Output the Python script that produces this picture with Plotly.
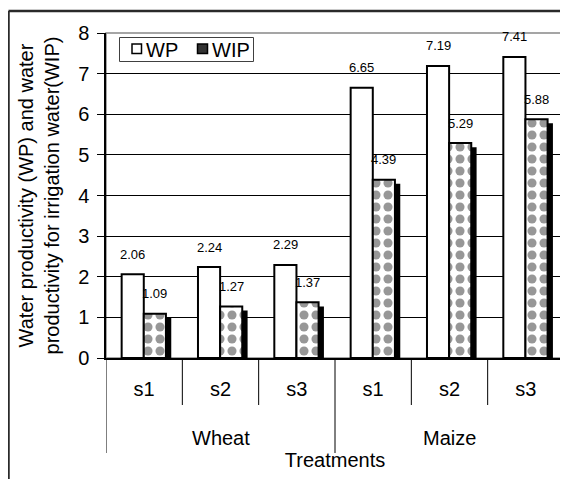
import plotly.graph_objects as go

crops = ["Wheat", "Wheat", "Wheat", "Maize", "Maize", "Maize"]
treatments = ["s1", "s2", "s3", "s1", "s2", "s3"]
wp = [2.06, 2.24, 2.29, 6.65, 7.19, 7.41]
wip = [1.09, 1.27, 1.37, 4.39, 5.29, 5.88]
y_ticks = [0, 1, 2, 3, 4, 5, 6, 7, 8]
series_names = ["WP", "WIP"]

FONT = "Arial, Liberation Sans, sans-serif"
OFF = 8  # page body margin
W, H = 560, 471
L, R, T, B = 98, 4, 25, 121
PW, PH = W - L - R, H - T - B


def px_x(px):
    return (px - OFF - L) / PW


def px_y(py):
    return (H - B - (py - OFF)) / PH


pos = list(range(len(treatments)))
BW = 0.29

fig = go.Figure()
fig.add_trace(go.Bar(
    x=pos, y=wp, name=series_names[0], offset=-0.295, width=BW,
    marker=dict(color="white", line=dict(color="black", width=2)),
    showlegend=False,
))
# drop shadow of WIP bars
fig.add_trace(go.Bar(
    x=pos, y=[v - 0.1 for v in wip], offset=0.065, width=BW,
    marker=dict(color="black", line=dict(width=0)),
    showlegend=False, hoverinfo="skip",
))
fig.add_trace(go.Bar(
    x=pos, y=wip, name=series_names[1], offset=-0.005, width=BW,
    marker=dict(color="white", line=dict(color="black", width=2),
                pattern=dict(shape=".", fgcolor="#303030", bgcolor="white",
                             size=12, solidity=0.45)),
    showlegend=False,
))

annotations = []
for i, v in zip(pos, wp):
    annotations.append(dict(x=i - 0.15, y=v, text=f"{v:.2f}", showarrow=False,
                            yshift=20, font=dict(size=13, color="black", family=FONT)))
for i, v in zip(pos, wip):
    annotations.append(dict(x=i + 0.14, y=v, text=f"{v:.2f}", showarrow=False,
                            yshift=20, font=dict(size=13, color="black", family=FONT)))
# group labels
groups = []
for i, c in enumerate(crops):
    if not groups or groups[-1][0] != c:
        groups.append([c, i, i])
    else:
        groups[-1][2] = i
for c, a, b in groups:
    annotations.append(dict(x=(a + b) / 2, y=px_y(438), yref="paper", text=c,
                            xanchor="center", yanchor="middle", showarrow=False,
                            font=dict(size=20, color="black", family=FONT)))

shapes = []
# outer frame (left and top edges visible)
shapes.append(dict(type="line", xref="paper", yref="paper",
                   x0=px_x(8.5), x1=px_x(568), y0=px_y(11), y1=px_y(11),
                   line=dict(color="#2a2a2a", width=2.5)))
shapes.append(dict(type="line", xref="paper", yref="paper",
                   x0=px_x(8.5), x1=px_x(8.5), y0=px_y(479), y1=px_y(11),
                   line=dict(color="#2a2a2a", width=2.5)))
# plot area border
shapes.append(dict(type="rect", xref="paper", yref="paper", x0=0, x1=1, y0=0, y1=1,
                   line=dict(color="#888888", width=1.5), layer="below"))
# dividers
for k in range(len(treatments) + 1):
    xk = k - 0.5
    is_group_edge = k == 0 or k == len(treatments) or crops[k] != crops[k - 1]
    y1 = px_y(453) if is_group_edge else px_y(405)
    shapes.append(dict(type="line", xref="x", yref="paper", x0=xk, x1=xk, y0=0, y1=y1,
                       line=dict(color="black", width=1)))

# legend (box, swatches, labels)
shapes.append(dict(type="rect", xref="paper", yref="paper",
                   x0=px_x(119.5), x1=px_x(253.5), y0=px_y(61.5), y1=px_y(37.5),
                   line=dict(color="#404040", width=1), fillcolor="white"))
shapes.append(dict(type="rect", xref="paper", yref="paper",
                   x0=px_x(132), x1=px_x(141.5), y0=px_y(53.5), y1=px_y(44),
                   line=dict(color="black", width=1.5), fillcolor="white"))
shapes.append(dict(type="rect", xref="paper", yref="paper",
                   x0=px_x(197.5), x1=px_x(207.5), y0=px_y(53.5), y1=px_y(44),
                   line=dict(color="black", width=1.5), fillcolor="#333333"))
annotations.append(dict(x=px_x(144), y=px_y(49.5), xref="paper", yref="paper",
                        text=series_names[0], showarrow=False, xanchor="left", yanchor="middle",
                        font=dict(size=20, color="black", family=FONT)))
annotations.append(dict(x=px_x(209.5), y=px_y(49.5), xref="paper", yref="paper",
                        text=series_names[1], showarrow=False, xanchor="left", yanchor="middle",
                        font=dict(size=20, color="black", family=FONT)))

fig.update_layout(
    width=W, height=H,
    margin=dict(l=L, r=R, t=T, b=B, autoexpand=False),
    paper_bgcolor="white", plot_bgcolor="white",
    barmode="overlay",
    showlegend=False,
    font=dict(family=FONT, size=20, color="black"),
    xaxis=dict(range=[-0.5, len(treatments) - 0.5], tickvals=pos, ticktext=treatments,
               showgrid=False, zeroline=False, showline=True, linecolor="black", linewidth=1.5,
               ticks="", ticklabelstandoff=12,
               title=dict(text="Treatments", standoff=54, font=dict(size=20))),
    yaxis=dict(range=[0, 8], tickvals=y_ticks, showgrid=True, gridcolor="black", gridwidth=1,
               zeroline=False, showline=True, linecolor="black", linewidth=1.5,
               ticks="outside", ticklen=7, tickcolor="black", ticklabelstandoff=4,
               title=dict(text="Water productivity (WP) and water<br>productivity for irrigation water(WIP)",
                          standoff=13, font=dict(size=20))),
    annotations=annotations,
    shapes=shapes,
)

fig.write_html("out.html")
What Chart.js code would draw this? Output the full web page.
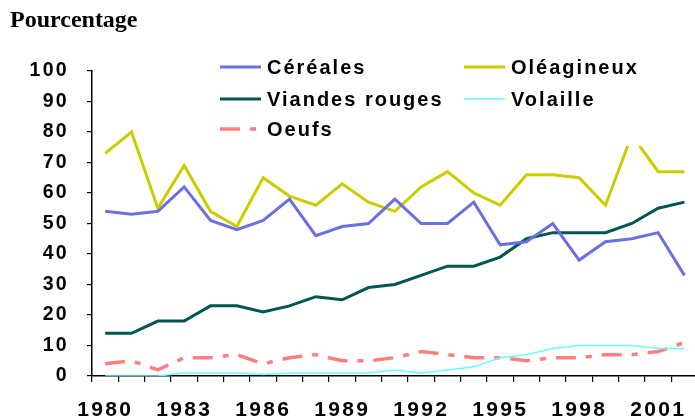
<!DOCTYPE html>
<html>
<head>
<meta charset="utf-8">
<script src="https://cdn.jsdelivr.net/npm/chart.js@4/dist/chart.umd.min.js"></script>
<style>
  html, body { margin: 0; padding: 0; background: #fff; }
  #wrap { width: 695px; height: 419px; }
</style>
</head>
<body>
<div id="wrap"><canvas id="chart" width="695" height="419"></canvas></div>
<script>
var years = [1980,1981,1982,1983,1984,1985,1986,1987,1988,1989,1990,1991,
             1992,1993,1994,1995,1996,1997,1998,1999,2000,2001,2002];
var yearLabels = ['1980','1983','1986','1989','1992','1995','1998','2001'];

var cereales   = [54,53,54,62,51,48,51,58,46,49,50,58,50,50,57,43,44,50,38,44,45,47,33];
var oleagineux = [73,80,55,69,54,49,65,59,56,63,57,54,62,67,60,56,66,66,65,56,79,67,67];
var viandes    = [14,14,18,18,23,23,21,23,26,25,29,30,33,36,36,39,45,47,47,47,50,55,57];
var volaille   = [0,0,0,1,1,1,0.5,1,1,1,1,2,1,2,3,6,7,9,10,10,10,9,9];
var oeufs      = [4,5,2,6,6,7,4,6,7,5,5,6,8,7,6,6,5,6,6,7,7,8,11];

var seriesNames = ['Céréales', 'Oléagineux', 'Viandes rouges', 'Volaille', 'Oeufs'];

function pts(values) {
    return years.map(function(yr, i) { return {x: yr, y: values[i]}; });
}

var FONT = "'Liberation Sans', Arial, sans-serif";
var SPACING = '2.3px';

// legend slots: [line x, row y] per dataset, text follows the line
var legendSlots = [[220, 67], [464, 67], [220, 99], [464, 99], [220, 129]];

var overlay = {
    id: 'overlay',
    beforeUpdate: function(chart) { chart.ctx.letterSpacing = SPACING; },
    beforeLayout: function(chart) { chart.ctx.letterSpacing = SPACING; },
    beforeDraw: function(chart) { chart.ctx.letterSpacing = SPACING; },
    afterDatasetsDraw: function(chart) {
        var ctx = chart.ctx;
        ctx.save();
        // legend box sits over the plot
        ctx.fillStyle = '#fff';
        ctx.fillRect(213, 50, 482, 96);
        ctx.font = 'bold 20px ' + FONT;
        ctx.letterSpacing = '2px';
        ctx.textBaseline = 'middle';
        ctx.textAlign = 'left';
        chart.data.datasets.forEach(function(ds, i) {
            var s = legendSlots[i];
            ctx.strokeStyle = ds.borderColor;
            ctx.lineWidth = ds.borderWidth;
            ctx.setLineDash(ds.borderDash || []);
            ctx.beginPath();
            ctx.moveTo(s[0], s[1]);
            ctx.lineTo(s[0] + 41, s[1]);
            ctx.stroke();
            ctx.setLineDash([]);
            ctx.fillStyle = '#000';
            ctx.fillText(ds.label, s[0] + 47, s[1] + 1.5);
        });
        ctx.letterSpacing = '0px';
        ctx.font = 'bold 24px "Liberation Serif", "Times New Roman", serif';
        ctx.textBaseline = 'alphabetic';
        ctx.fillText('Pourcentage', 10, 27);
        ctx.restore();
    }
};

var ctx = document.getElementById('chart').getContext('2d');
var chart = new Chart(ctx, {
    type: 'line',
    data: {
        datasets: [{
            label: seriesNames[0],
            data: pts(cereales),
            borderColor: '#6B70E0',
            borderWidth: 3
        }, {
            label: seriesNames[1],
            data: pts(oleagineux),
            borderColor: '#CCCC00',
            borderWidth: 3
        }, {
            label: seriesNames[2],
            data: pts(viandes),
            borderColor: '#00574F',
            borderWidth: 3
        }, {
            label: seriesNames[3],
            data: pts(volaille),
            borderColor: '#66FFFF',
            borderWidth: 1.5
        }, {
            label: seriesNames[4],
            data: pts(oeufs),
            borderColor: '#FF7F80',
            borderWidth: 3.5,
            borderDash: [20, 10, 6, 10]
        }]
    },
    options: {
        responsive: false,
        animation: false,
        layout: { padding: { top: 71, right: 0, bottom: 0, left: 0 } },
        elements: {
            point: { radius: 0 },
            line: { tension: 0, fill: false, borderCapStyle: 'butt' }
        },
        plugins: {
            legend: { display: false },
            title: { display: false },
            tooltip: { enabled: false }
        },
        scales: {
            x: {
                type: 'linear',
                min: 1979.5,
                max: 2002.4,
                afterFit: function(scale) { scale.height = 43; },
                afterBuildTicks: function(scale) {
                    var t = [];
                    for (var i = 0; i < years.length; i++) t.push({value: years[i] - 0.5});
                    scale.ticks = t;
                },
                grid: { drawOnChartArea: false, drawTicks: true, tickLength: 6, color: '#000', lineWidth: 1.2 },
                border: { color: '#000', width: 1.5 },
                ticks: {
                    autoSkip: false,
                    maxRotation: 0,
                    padding: 16,
                    labelOffset: 13.2,
                    color: '#000',
                    font: { family: FONT, size: 21, weight: 'bold' },
                    callback: function(v) {
                        var lbl = String(v + 0.5);
                        return yearLabels.indexOf(lbl) >= 0 ? lbl : '';
                    }
                }
            },
            y: {
                min: 0,
                max: 100,
                afterFit: function(scale) { scale.width = 92; },
                grid: { drawOnChartArea: false, drawTicks: true, tickLength: 5, color: '#000', lineWidth: 1.2 },
                border: { color: '#000', width: 1.5 },
                ticks: {
                    stepSize: 10,
                    padding: 18,
                    color: '#000',
                    font: { family: FONT, size: 19.5, weight: 'bold' }
                }
            }
        }
    },
    plugins: [overlay]
});
</script>
</body>
</html>
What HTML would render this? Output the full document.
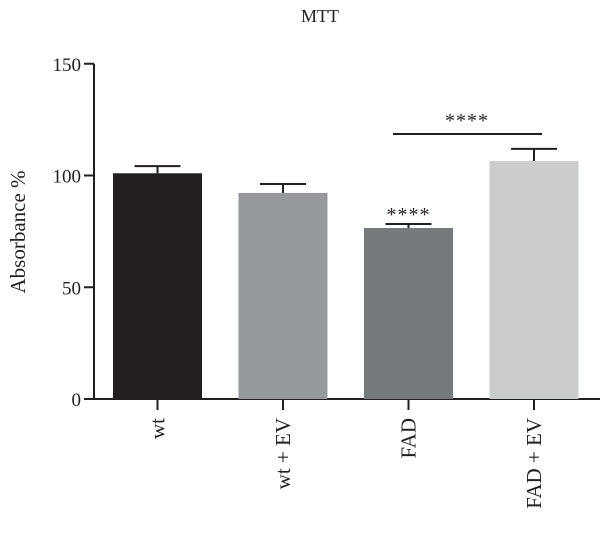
<!DOCTYPE html>
<html><head><meta charset="utf-8"><style>
body{margin:0;background:#fff}
svg text{font-family:"Liberation Serif",serif;fill:#231f20}
</style></head><body>
<svg width="600" height="539">
<text x="320" y="22" font-size="18" text-anchor="middle">MTT</text>
<text transform="translate(25,232) rotate(-90)" font-size="21" text-anchor="middle">Absorbance %</text>
<g id="plot"></g>
</svg>
<script>
const categories=["wt","wt + EV","FAD","FAD + EV"];
const values=[101,92.2,76.5,106.5];
const errors=[3.2,4,1.8,5.4];
const colors=["#231f20","#96999c","#777a7c","#cbcccc"];
const ticks=[0,50,100,150];
const ns="http://www.w3.org/2000/svg";
const g=document.getElementById("plot");
const y=v=>399-v*2.235;
const x0=113,step=125.5,bw=89;
function mk(t,a){const e=document.createElementNS(ns,t);for(const k in a)e.setAttribute(k,a[k]);g.appendChild(e);return e;}
let e=mk("line",{x1:94,y1:y(150),x2:94,y2:399,stroke:"#231f20","stroke-width":2});


e=mk("line",{x1:84,y1:399,x2:600,y2:399,stroke:"#231f20","stroke-width":2});


ticks.forEach(t=>{
 let l=mk("line",{x1:84,x2:94,y1:y(t),y2:y(t),stroke:"#231f20","stroke-width":2});
 
 
 let tx=mk("text",{x:81,y:y(t)+7,"font-size":19,"text-anchor":"end"});tx.textContent=t;
 
 
});
categories.forEach((c,i)=>{
 const bx=x0+i*step,cx=bx+bw/2;
 let r=mk("rect",{x:bx,y:y(values[i]),width:bw,height:399-y(values[i]),fill:colors[i]});
 
 
 let el=mk("line",{x1:cx,x2:cx,y1:y(values[i]),y2:y(values[i]+errors[i]),stroke:"#231f20","stroke-width":2});
 
 
 let cap=mk("line",{x1:cx-23,x2:cx+23,y1:y(values[i]+errors[i]),y2:y(values[i]+errors[i]),stroke:"#231f20","stroke-width":2});
 
 
 let tk=mk("line",{x1:cx,x2:cx,y1:399,y2:410,stroke:"#231f20","stroke-width":2});
 
 
 let lb=mk("text",{transform:`translate(${cx+7},418) rotate(-90)`,"font-size":21,"text-anchor":"end"});lb.textContent=c;
 
 
});
let s1=mk("text",{x:x0+2*step+bw/2,y:y(values[2]+errors[2])-3,"font-size":20,"text-anchor":"middle","letter-spacing":"1"});s1.textContent="****";


let br=mk("line",{x1:393,x2:542,y1:134,y2:134,stroke:"#231f20","stroke-width":2});


let s2=mk("text",{x:467,y:127,"font-size":20,"text-anchor":"middle","letter-spacing":"1"});s2.textContent="****";


</script>
</body></html>
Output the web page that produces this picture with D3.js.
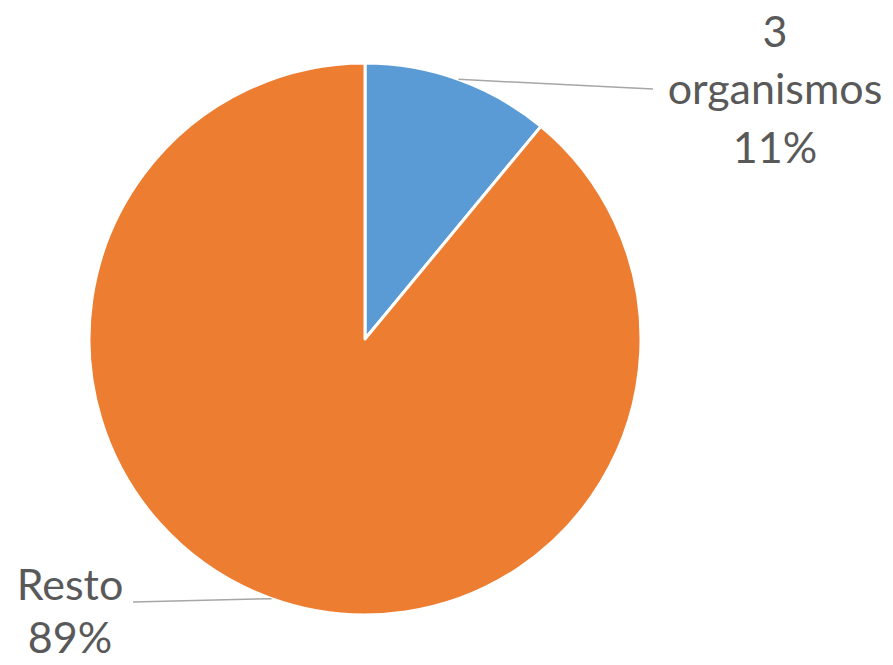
++++++++++
**DIRECTION:** Skip the pictures and restate exactly the lines from the beginning of the listing to the line with "import plotly.graph_objects as go", that line included.

**RESPONSE TO THE TASK:**
Output the Python script that produces this picture with Plotly.
import plotly.graph_objects as go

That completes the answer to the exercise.